Configuration guide - LeoStorage
"You cannot modify the following LeoStorage configurations after launched a system(LeoFS) because the algorithm of retrieving object depends on their configurations, that means Leo Storage cannot handle objects." but what if I do want to modify these parameters? This is rather practical problem, say, I need to add few new paths to obj_containers.path. Right now there is no explanation how to accomplish it correctly, only this warning which tells you not to do this.
- Short version: as described at the current docs, there is no easy way to accomplish modifying what you want
- Long version a specific answer to adding new paths to obj_containers.path: unfortunately just adding new paths don't work instead you have to do the following. (you have to do the same procedure if you want to modify obj_containers.num_of_containers
  1. Suspend and stop the target server and backup -r under avs dir
  2. Edit the obj_containers.path in leo_storage.conf
  3. Remove -rf under avs dir
  4. Restart and resume the server
  5. Do leofs-adm recover-node
Architecture - LeoStorage
Lots of topics where extra documentation would help are already listed in LeoFS Issue#532
- Will do #532 ASAP
I'd like to add that information about how and when storage nodes do fsync() for data files is missing. Is it done after writing every object? Or on timer? Is it configurable?
- Now no explicit call file:fsync because even if we call fsync some blocks can be still on the volatile place (the disk controller can choose not to obey that which unfortunately many disks choose to) but we will consider to take it another look as at least it increase a possibility to be placed at a real permanent one
Best Practices
how vital is queue in work/queue directory?
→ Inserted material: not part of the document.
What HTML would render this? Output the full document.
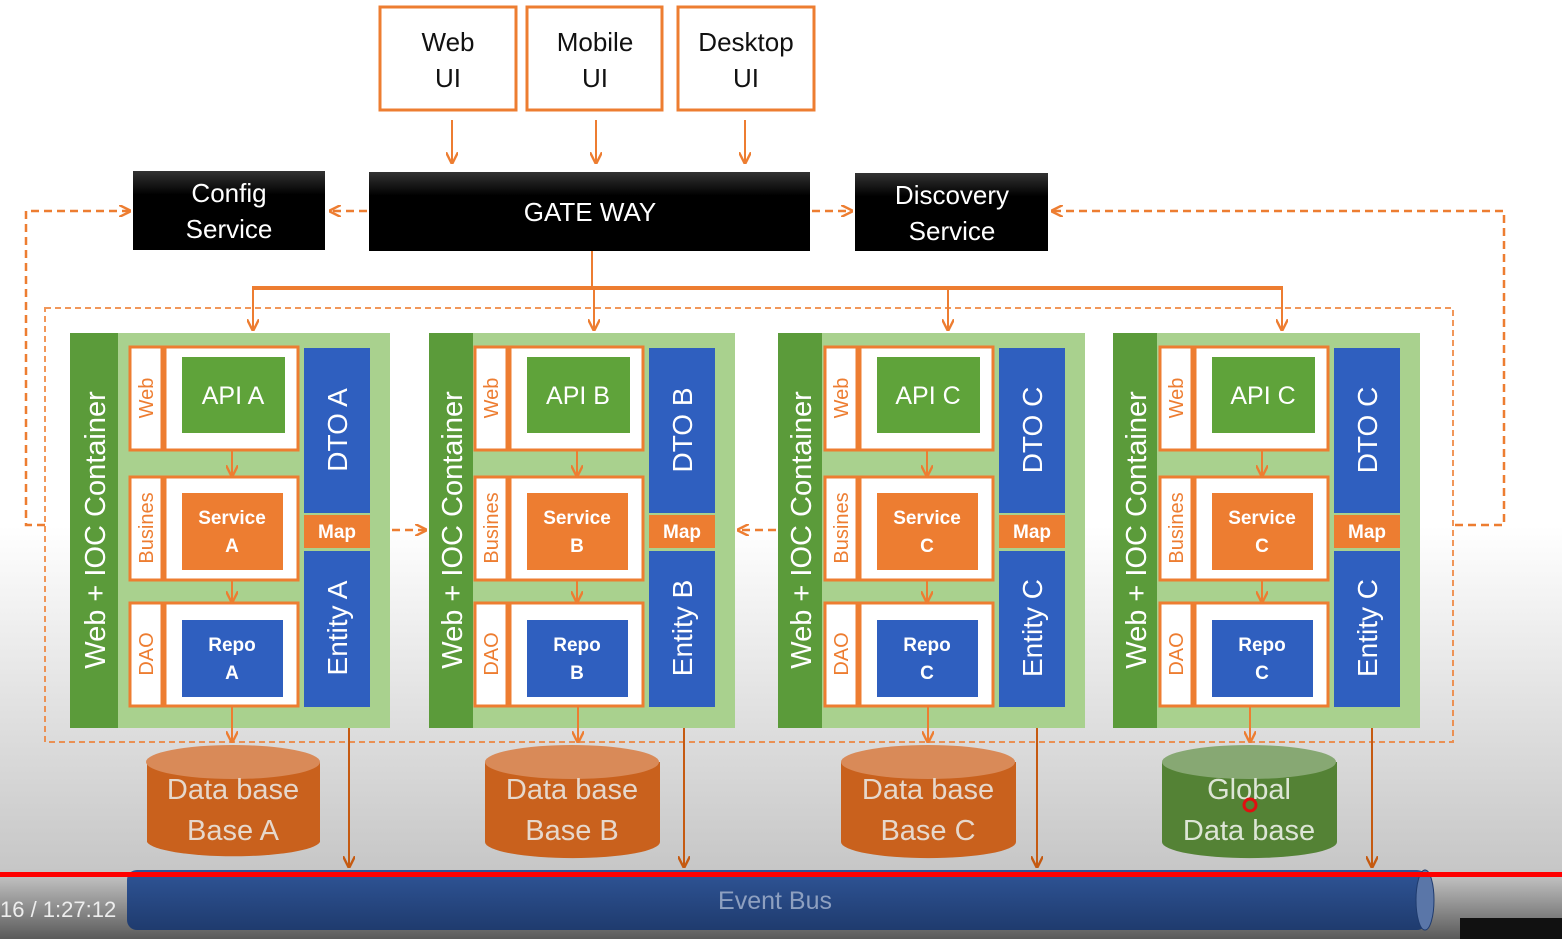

I mean, obviously data on storage node itself won't be lost if this queue is lost or damaged; but under load, there is information related to replication and such in these messages, right?
- Yes a message in queue may have information related to replication
If they are suddenly lost on some node, are any extra steps needed to recover anything that might've been lost?
- Yes. you need some extra steps to recover any files that don't satisfy the redundancy requirement specified at consistency.num_of_replicas in leo_manager.conf. we'd like to answer what the extra step actually is at your another question "scrub of data"
Regarding all kinds of metadata (mnesia on management nodes, leveldb queues on all nodes, leveldb metadata on storage nodes) it would be nice to have some information about their possible size and I/O required for that. I mean, it might be obvious how to estimate size of main storage and possible to make guesses about I/O load on AVS files, but exactly how much space various kinds of metadata can consume on loaded production systems? And whether it might require lots of extra I/O, e.g. HDD for main storage + SSD for metadata or something. If most users shouldn't worry about this - it's fine too, but a brief note like "metadata does not require lots of I/O and queues shouldn't consume more than 100 MB, metadata for AVS files - estimate is bytes per stored record" would be great to have.
- Great point especially for loaded production sysmtes. we can't provide actual numbers right now but can say that metadata using leveldb can consume your I/O load more than expected due to its compaction activity. part of problems we encountered has been fixed at LeoFS Issue#555 and also we are now tackling at LeoFS Issue#503. We will publish the actual number (extra space, # of size, I/O load etc) ASAP
Of course, whether I/O on metadata and queues size might become an issue during rebalance and recover-node operations should be mentioned as well.
- Will provide the some reference number to estimate the approximate load
If there is single obj_containers.path per huge drive (e.g. 8 TB), then with default setting of 8 containers it will create up to 1 TB AVS files (well, not really but..). Since file has to be rewritten during compaction, it would really suck. I think some recommendations about single file size / number of containers should be provided, because it's really hard to guess which size to prefer here and if there are downsides of having lots of containers and smaller files. Even something vague like "we recommend to pick number of containers so that single file size will be in 20-200 GB range" would help - thus users would know that they should pick the number of containers in 40-400 range for said 8 TB drives. There is no need to guide the users by hand, just brief information of advantages and disadvantages of having huge files and few containers vs. smaller files and lots of containers. Like, maybe having lots of containers would require extra memory and resources, and having each container too huge would cause problems with leveldb metadata storage.
- There is a FAQ but have not covered all topics you want to know so we will update this FAQ
num_of_vnodes - should this parameter ever be changed? (e.g. when having lots of storage nodes or lots of containers per node).
- There is a logic that calculate an appropriate num_of_vnodes based on some facts like # of maximum storage nodes, # of maximum objects and so on. @yosukehara will answer later.
How data is distributed between AVS files - equal amount per file? In other words, if, say, I have nodes - 8 drives, 1 TB each but at some point started to add nodes - 8 drivers, 2 TB each, am I supposed to double amount of containers on these new nodes in order to utilize these 2 TB of data (I understand it would be bad from I/O point of view, of course)? Or it's more complicated than that?
- Equal amount per file. Setting the appropriate value to num_of_vnodes on the corresponding node should solve the problem - deviation of disk space by node

LeoGateway¶

Configuration guide - LeoGateway
there is a problem which made me stumble for quite some time. I created a copy of leo_gateway directory for testing NFS and S3 gateways along with REST. I configured them to different ports, including SNMP ports and such but for some reason I just couldn't launch REST and S3 gateways together. NFS + REST - fine, NFS + S3 - fine, but REST + S3 - didn't work. They both launched fine, but the one launched later simply refused to work (also, it had status of "stopped" in leofs-adm). Turned out, I have copied leo_gateway directory to leo_s3_gateway after launching it once.. and there was something in work/queue/membership that made these two gateways "the same" - despite having different node names. After removing that directory from one of the nodes and re-launching it it worked fine.
- Will consider to add this knowledge to the FAQ section.